1. Grand rights or a theatrical performance license

This is the permission to perform the musical itself. It usually comes from a licensing house such as MTI, Concord Theatricals, Theatrical Rights Worldwide, Broadway Licensing, or another rights representative.

For a full musical, this is the first permission to confirm. It may control dates, territory, number of performances, approved script and score materials, billing, logo use, and whether changes are allowed.

2. Permission to use a sound recording

A backing track is a recording. If you are using a commercially produced track in front of an audience, you need to know whether that recording is licensed for public/theatrical use or only for personal practice, auditions, or classroom rehearsal.

On Broadwaytrax product pages, theater-use language is intentionally separate from grand rights. A theater-use license covers use of the Broadwaytrax sound recording in public performances, schools, and theatres. It does not replace the publisher's rights to the show.

3. Small rights, blanket licenses, and concert use

ASCAP, BMI, SESAC, and similar organizations are often involved in non-dramatic public performances of songs. That is not the same thing as staging a musical.

(ASCAP's guide) says its license covers non-dramatic performance rights and does not license dramatic or grand rights. The (Dramatists Guild) makes the same basic distinction: small rights are non-dramatic song uses; grand rights are dramatic uses that further a story, as in a stage musical.

What Broadwaytrax theater use means

When Broadwaytrax lists theater-use licensing for a track or album, that license is about our recording. It is the permission that lets a school, theatre, or production use that Broadwaytrax audio in performance.

It does not grant permission to perform the musical, change the script, alter protected show materials, stream the production, record the performance, use official artwork, or sell merchandise. Those questions belong with the rights holder or licensing agency.

Think of it this way:

  • Show rights answer: Can we perform this musical?
  • Track rights answer: Can we use this recording in our performance?
  • Custom production notes answer: Does the track match our singers, cuts, cues, choreography, and staging?
Backing Tracks, Theater Use, and Grand Rights: What Schools Should Know featured image

A clean production plan answers all three before tech week.

A practical checklist before rehearsals begin

  1. Confirm the show is available for your organization, dates, venue, and audience.
  2. Request and execute the theatrical performance license before announcing or rehearsing the production if required by the rights holder.
  3. Decide whether you need a full album, individual tracks, guide vocals for rehearsal, or a custom build.
  4. Verify whether each backing track is cleared for theater use, not just practice or audition use.
  5. Keep a shared production folder with the license agreement, track receipts, cue notes, approved cuts, and contact information for your licensing coordinator.
  6. Ask separately about video, livestream, archival recording, social clips, logo use, and merchandise. These are often not covered by the basic performance license.
  7. Build extra time for keys, cuts, vamps, dance breaks, underscoring, reprises, scene changes, and sound checks.

The best time to sort this out is before the first music rehearsal. The second-best time is before you spend hours teaching a cut that the track, score, or license cannot support.

Where custom tracks help

Custom tracks are not only about sounding better. They reduce production friction.
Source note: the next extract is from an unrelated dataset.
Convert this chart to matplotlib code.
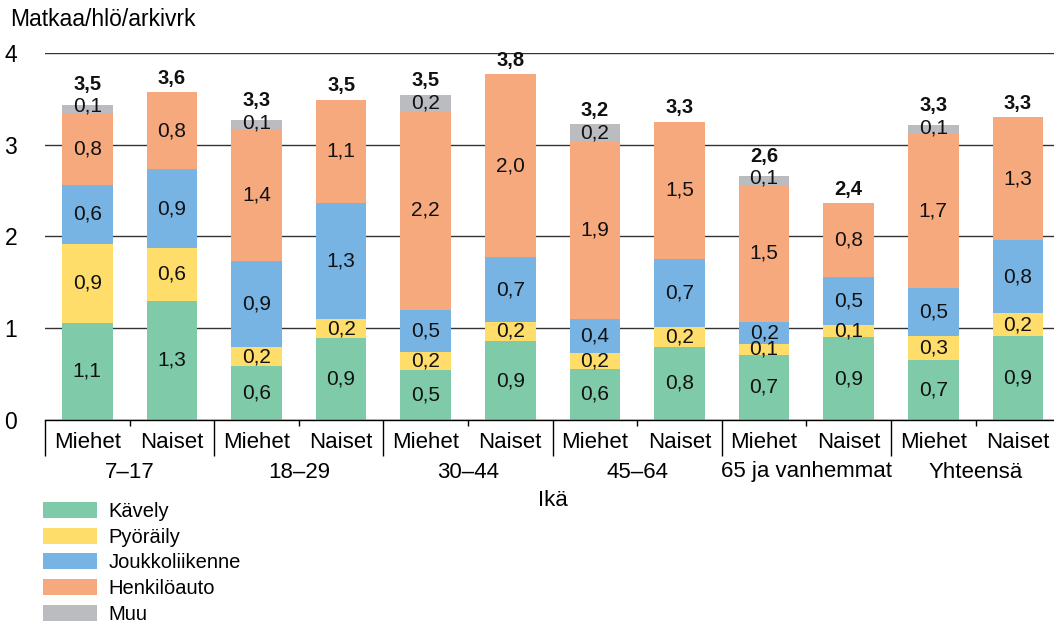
import numpy as np
import matplotlib.pyplot as plt

plt.rcParams['font.family'] = ['Liberation Sans', 'DejaVu Sans']

# Data
groups = ['7–17', '18–29', '30–44', '45–64', '65 ja vanhemmat', 'Yhteensä']
sexes = ['Miehet', 'Naiset']
series = ['Kävely', 'Pyöräily', 'Joukkoliikenne', 'Henkilöauto', 'Muu']

kavely = [1.06, 1.30, 0.59, 0.89, 0.54, 0.86, 0.56, 0.80, 0.71, 0.90, 0.65, 0.92]
pyoraily = [0.86, 0.57, 0.20, 0.21, 0.20, 0.21, 0.17, 0.21, 0.12, 0.14, 0.27, 0.24]
joukko = [0.64, 0.86, 0.94, 1.26, 0.46, 0.70, 0.37, 0.74, 0.24, 0.52, 0.52, 0.80]
henkilo = [0.78, 0.84, 1.43, 1.13, 2.17, 2.00, 1.93, 1.50, 1.49, 0.80, 1.67, 1.34]
muu = [0.09, 0, 0.11, 0, 0.17, 0, 0.19, 0, 0.10, 0, 0.10, 0]
totals = ['3,5', '3,6', '3,3', '3,5', '3,5', '3,8', '3,2', '3,3', '2,6', '2,4', '3,3', '3,3']

colors = ['#7FCAA8', '#FFDD6B', '#78B4E3', '#F7A97E', '#BBBCC0']

fig = plt.figure(figsize=(10.54, 6.23), dpi=100)
ax = fig.add_axes([45 / 1054, 203 / 623, 1015.2 / 1054, 367.3 / 623])

x = np.arange(len(kavely))
bottom = np.zeros(len(x))
muu_y = [None] * len(x)
for name, vals, col in zip(series, [kavely, pyoraily, joukko, henkilo, muu], colors):
    vals = np.array(vals)
    ax.bar(x, vals, 0.6, bottom=bottom, color=col, label=name, zorder=2)
    for i, v in enumerate(vals):
        if v <= 0:
            continue
        if name == 'Muu':
            y = bottom[i] + max(v / 2, 0.075)
            muu_y[i] = y
        else:
            y = bottom[i] + v / 2
        ax.text(x[i], y, f'{v:.1f}'.replace('.', ','), ha='center', va='center',
                fontsize=15, color='#111111', zorder=3)
    bottom += vals

# totals above the bars
for i, t in enumerate(totals):
    ty = bottom[i] + 0.15
    if muu_y[i] is not None:
        ty = max(ty, muu_y[i] + 0.24)
    ax.text(x[i], ty, t, ha='center', va='center', fontsize=14.5,
            fontweight='bold', color='#111111')

ax.set_xlim(-0.5, 11.5)
ax.set_ylim(0, 4)
ax.set_yticks([0, 1, 2, 3, 4])
ax.tick_params(axis='y', length=0, pad=20, labelsize=16.5)
ax.yaxis.grid(True, color='#333333', linewidth=1.0)
ax.set_axisbelow(True)
for s in ['left', 'right', 'top']:
    ax.spines[s].set_visible(False)
ax.spines['bottom'].set_linewidth(1.0)

# separators under the axis
ax.set_xticks(np.arange(-0.5, 12, 2))
ax.set_xticks(np.arange(0.5, 12, 2), minor=True)
ax.tick_params(axis='x', which='major', length=26, width=1.0, labelbottom=False)
ax.tick_params(axis='x', which='minor', length=4.5, width=1.0, labelbottom=False)

for i in x:
    ax.annotate(sexes[i % 2], (i, 0), xycoords=('data', 'axes fraction'),
                xytext=(0, -22), textcoords='offset pixels',
                ha='center', va='center', fontsize=16)
for g, name in enumerate(groups):
    ax.annotate(name, (2 * g + 0.5, 0), xycoords=('data', 'axes fraction'),
                xytext=(0, -52), textcoords='offset pixels',
                ha='center', va='center', fontsize=16)
ax.annotate('Ikä', (5.5, 0), xycoords=('data', 'axes fraction'),
            xytext=(0, -80), textcoords='offset pixels',
            ha='center', va='center', fontsize=16)

fig.text(10 / 1054, 1 - 20 / 623, 'Matkaa/hlö/arkivrk', ha='left', va='center', fontsize=16.5)

fig.legend(loc='upper left', bbox_to_anchor=(43 / 1054, 1 - 502 / 623), frameon=False,
           fontsize=14.5, handlelength=2.7, handleheight=0.85, handletextpad=0.55,
           labelspacing=0.33, borderpad=0, borderaxespad=0)

fig.savefig('out.png', dpi=100)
A school may need a lower key for a student actor. A community theatre may need a vamp extended for choreography. A director may need a cleaner button after a scene transition. A music director may need a guide vocal for early rehearsals and a performance track for opening night.

(Broadwaytrax custom tracks) are built around that kind of real production detail: keys, cuts, tempos, cues, orchestrations, and delivery formats that match the room. The custom page also notes that theater use is included, which keeps the recording side simpler while your team handles the show rights with the publisher.
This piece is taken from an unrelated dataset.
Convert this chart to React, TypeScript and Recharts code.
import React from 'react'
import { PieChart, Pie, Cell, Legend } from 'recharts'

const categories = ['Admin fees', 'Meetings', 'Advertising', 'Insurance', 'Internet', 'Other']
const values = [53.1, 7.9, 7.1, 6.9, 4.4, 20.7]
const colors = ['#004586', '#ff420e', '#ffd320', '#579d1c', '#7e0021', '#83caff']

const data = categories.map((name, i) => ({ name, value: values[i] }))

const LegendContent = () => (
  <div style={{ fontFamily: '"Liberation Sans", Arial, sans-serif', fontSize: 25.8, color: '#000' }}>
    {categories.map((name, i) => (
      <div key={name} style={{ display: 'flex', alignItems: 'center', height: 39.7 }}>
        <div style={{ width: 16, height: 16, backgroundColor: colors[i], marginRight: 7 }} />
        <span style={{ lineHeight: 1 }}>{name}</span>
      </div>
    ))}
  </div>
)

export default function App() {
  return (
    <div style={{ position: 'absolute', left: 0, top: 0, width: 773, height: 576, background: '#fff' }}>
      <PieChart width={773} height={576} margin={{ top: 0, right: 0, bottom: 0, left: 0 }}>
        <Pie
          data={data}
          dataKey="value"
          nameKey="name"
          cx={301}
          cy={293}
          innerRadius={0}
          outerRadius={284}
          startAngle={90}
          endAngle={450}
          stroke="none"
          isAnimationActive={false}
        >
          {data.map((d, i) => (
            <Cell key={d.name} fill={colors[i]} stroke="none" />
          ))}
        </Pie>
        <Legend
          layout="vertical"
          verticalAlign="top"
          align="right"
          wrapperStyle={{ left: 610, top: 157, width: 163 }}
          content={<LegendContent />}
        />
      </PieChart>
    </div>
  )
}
FAQ: backing tracks and musical theatre licensing

Is a Broadwaytrax theater-use license the same as grand rights?

No. A Broadwaytrax theater-use license covers the use of the Broadwaytrax recording. Grand rights or a theatrical performance license cover the right to present the musical itself.
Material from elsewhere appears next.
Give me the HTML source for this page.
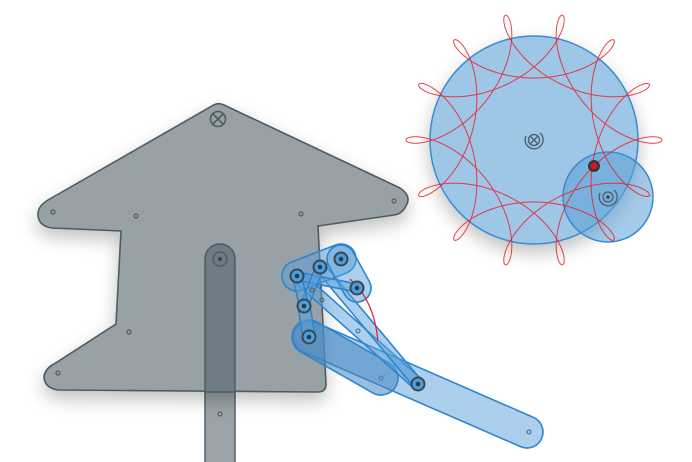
<!DOCTYPE html>
<html><head><meta charset="utf-8"><style>
html,body{margin:0;padding:0;background:#fff;width:692px;height:462px;overflow:hidden}
svg{display:block}
</style></head><body>
<svg id="scene" width="692" height="462" viewBox="0 0 692 462" xmlns="http://www.w3.org/2000/svg">
<defs>
<filter id="sh" x="-20%" y="-20%" width="140%" height="140%"><feGaussianBlur in="SourceAlpha" stdDeviation="9"/><feOffset dx="0" dy="8"/><feComponentTransfer><feFuncA type="linear" slope="0.25"/></feComponentTransfer><feMerge><feMergeNode/><feMergeNode in="SourceGraphic"/></feMerge></filter>
</defs>
<rect x="205" y="380" width="30" height="90" fill="#9aa3a7" stroke="#55636b" stroke-width="1.5"/>
<circle cx="220" cy="414" r="2" fill="none" stroke="#55636b" stroke-width="1.2"/>
<path filter="url(#sh)" d="M212,106 Q218,102 224,105 L400,188 Q412,196 406,206 Q402,214 394,215 L318,226 L326,384 Q326,392 318,392 L58,390 Q44,388 44,376 Q46,368 54,364 L116,324 L121,231 L52,228 Q38,226 38,214 Q38,206 48,200 Z" fill="#98a1a6" stroke="#4e5c64" stroke-width="1.6"/>
<g fill="none" stroke="#4e5c64" stroke-width="1.2">
<circle cx="53" cy="212" r="2"/><circle cx="136" cy="216" r="2"/><circle cx="301" cy="214" r="2"/><circle cx="394" cy="201" r="2"/><circle cx="129" cy="332" r="2"/><circle cx="58" cy="373" r="2"/><circle cx="381" cy="378" r="2"/>
</g>
<g fill="none" stroke="#4e5c64" stroke-width="1.6">
<circle cx="218" cy="119" r="7.5"/><path d="M213,114 L223,124 M223,114 L213,124"/>
</g>
<path d="M205,259 A15,15 0 0 1 235,259 L235,392 L205,392 Z" fill="#6f7b82" stroke="#4e5c64" stroke-width="1.5"/>
<circle cx="220" cy="259" r="7" fill="none" stroke="#4e5c64" stroke-width="1.6"/>
<circle cx="220" cy="259" r="2.2" fill="#3c474d"/>

<g id="links" stroke="#2f86cc" stroke-width="1.6" stroke-linecap="round" fill="none"></g>
<path d="M350,279 Q374,300 378,341" fill="none" stroke="#e8202a" stroke-width="1.2"/>
<g id="joints"></g>

<circle cx="534" cy="140" r="104" fill="#9ec6e6" stroke="#3a8ad0" stroke-width="1.5" filter="url(#sh)"/>
<circle cx="608" cy="197" r="45" fill="rgba(90,160,215,0.55)" stroke="#3a8ad0" stroke-width="1.5"/>
<path id="spiro" fill="none" stroke="#e8202a" stroke-width="1" opacity="0.85"/>
<g fill="none" stroke="#4e5c64" stroke-width="1.3">
<circle cx="534" cy="140" r="5.5"/><path d="M530,136 L538,144 M538,136 L530,144"/><path d="M526,136 A9,9 0 1 0 540,133" />
</g>
<g fill="none" stroke="#4e5c64" stroke-width="1.3">
<circle cx="608" cy="197" r="5"/><path d="M600,193 A9,9 0 1 0 614,190"/>
</g>
<circle cx="608" cy="197" r="1.8" fill="#3c474d"/>
<circle cx="594" cy="166" r="6" fill="#2d3a42"/>
<circle cx="594" cy="166" r="3.5" fill="#d8141c"/>
</svg>
<script>
const NS="http://www.w3.org/2000/svg";
const jointNames=["A","B","C","D","E","F","G"];
const jointX=[297,320,341,357,304,309,418];
const jointY=[276,267,259,288,306,337,384];
const J={};jointNames.forEach((n,i)=>J[n]=[jointX[i],jointY[i]]);
J.H=[527,432];J.K=[381,378];
const linkFrom=["F","F","A","B","A","C","A","B","A","E"];
const linkTo  =["H","K","G","G","C","D","D","E","E","F"];
const linkW   =[32,34,12,10,30,28,8,8,9,12];
const linksG=document.getElementById('links');
linkFrom.forEach((f,i)=>{
 const a=J[f],b=J[linkTo[i]],w=linkW[i];
 const dx=b[0]-a[0],dy=b[1]-a[1],L=Math.hypot(dx,dy),nx=-dy/L*w/2,ny=dx/L*w/2,r=w/2;
 const p=document.createElementNS(NS,'path');
 p.setAttribute('d',`M${a[0]+nx},${a[1]+ny} L${b[0]+nx},${b[1]+ny} A${r},${r} 0 0 0 ${b[0]-nx},${b[1]-ny} L${a[0]-nx},${a[1]-ny} A${r},${r} 0 0 0 ${a[0]+nx},${a[1]+ny} Z`);
 p.setAttribute('fill',i==1?'rgba(70,135,190,0.55)':'rgba(90,160,220,0.5)');
 
 
 linksG.appendChild(p);
});
const jg=document.getElementById('joints');
jointNames.forEach(n=>{
 const [x,y]=J[n];
 const c=document.createElementNS(NS,'circle');
 c.setAttribute('cx',x);c.setAttribute('cy',y);c.setAttribute('r',6.5);
 c.setAttribute('fill','#4a9fe0');c.setAttribute('stroke','#3c474d');c.setAttribute('stroke-width','2');
 
 
 jg.appendChild(c);
 const d=document.createElementNS(NS,'circle');
 d.setAttribute('cx',x);d.setAttribute('cy',y);d.setAttribute('r',2.3);d.setAttribute('fill','#2d3a42');
 
 
 jg.appendChild(d);
});
[[529,432],[358,331],[312,290],[322,300]].forEach(([x,y])=>{
 const c=document.createElementNS(NS,'circle');
 c.setAttribute('cx',x);c.setAttribute('cy',y);c.setAttribute('r',2);c.setAttribute('fill','none');c.setAttribute('stroke','#4e5c64');
 
 
 jg.appendChild(c);
});
// spirograph curve (hypotrochoid)
const spiroCenter=[534,140];
const spiroRadii=[95,33];
const spiroFreq=[1,-11/3];
const spiroTurns=3;
let d="";
const N=3000;
for(let k=0;k<=N;k++){
 const t=k/N*2*Math.PI*spiroTurns+Math.PI/2;
 const x=spiroCenter[0]+spiroRadii[0]*Math.cos(spiroFreq[0]*t)+spiroRadii[1]*Math.cos(spiroFreq[1]*t);
 const y=spiroCenter[1]-spiroRadii[0]*Math.sin(spiroFreq[0]*t)-spiroRadii[1]*Math.sin(spiroFreq[1]*t);
 d+=(k?"L":"M")+x.toFixed(1)+","+y.toFixed(1);
}
document.getElementById('spiro').setAttribute('d',d);
</script>
</body></html>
If our school already has an ASCAP, BMI, or SESAC license, can we stage a musical?

Do not assume so. Blanket performance licenses generally cover non-dramatic song uses, not a staged musical that tells a story with characters, dialogue, costumes, choreography, and dramatic context. Check with the show publisher or licensing agency.

Can we perform without a license if admission is free?

Usually, no. Free admission does not automatically remove the need for permission. Concord's licensing guidance says copyrighted works performed for an audience need licensing whether or not admission is charged. Always verify the specific show and situation.

Can we change keys, cuts, or tempos?

Sometimes the track can be customized, but the show license may still control what changes are allowed to the score, script, lyrics, structure, or orchestration. Keep your approved materials and production notes aligned.

What should we do first: license the show or order tracks?

Start by confirming the show rights. At the same time, identify whether suitable tracks exist and whether they are theater-use eligible. For custom full-show needs, start the conversation early so keys, cuts, and delivery dates line up with the rehearsal calendar.

The takeaway

Need performance-ready tracks in your keys, cuts, tempos, and cues? Broadwaytrax builds custom backing tracks with theater-use included.

Start a Custom Track Project

Backing tracks can make a musical more consistent, more affordable, and easier to rehearse. Licensing makes sure the production respects the writers, composers, lyricists, publishers, and recording creators behind the work.

For the smoothest process, treat show rights and track rights as partners. Secure the right to perform the musical, use recordings that are cleared for theater use, and customize the music early enough that your cast can rehearse the show they will actually perform.